One aspect of the QATS project is the development of tools to automate this tedious task. “On the one hand, it would simplify our lives. On the other hand, it would make it easier to study a larger number of ciphers. Which would be interesting, because there are a lot of them out there.” The Capsule team already has considerable expertise in the field of automatic analysis of classical symmetric cryptography.

The idea is to merge this know-how with quantum cryptanalysis techniques to develop automatic tools that are both efficient and easy to use. Admittedly, designing these tools initially requires a lot of work, but afterwards it saves a lot of time.

Distribute tools

In practice, the aim is to find the best possible attacks. “We delimit the type of attack we're interested in. In reality, there aren't thousands of methods, just a few. Once we know what we're looking for, the computer will help us find those attacks. It's a fairly complicated optimization problem, and the machine is stronger than the human being at solving it.”

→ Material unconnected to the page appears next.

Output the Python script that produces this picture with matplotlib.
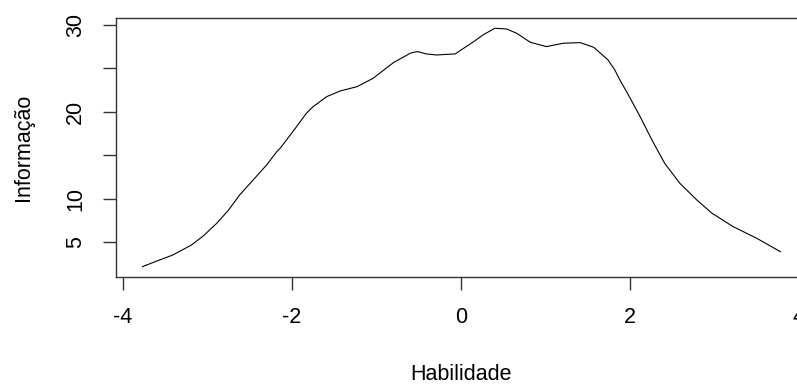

The project will last four years. “We hope to end up with something reusable by the rest of the scientific community, which would already be a good goal. We're in a fledgling field, where prototypes are certainly used to support publications, but they're not maintained over time, and may even be difficult to re-use. At research level, there's a lack of transmission and availability of all these tools. And in the QATS project, we're going to do our utmost to disseminate as much as possible.”

^[1]Capsule is a project-team of the Inria Center at Rennes University, the CNRS and the Rennes Université, together with Irisa.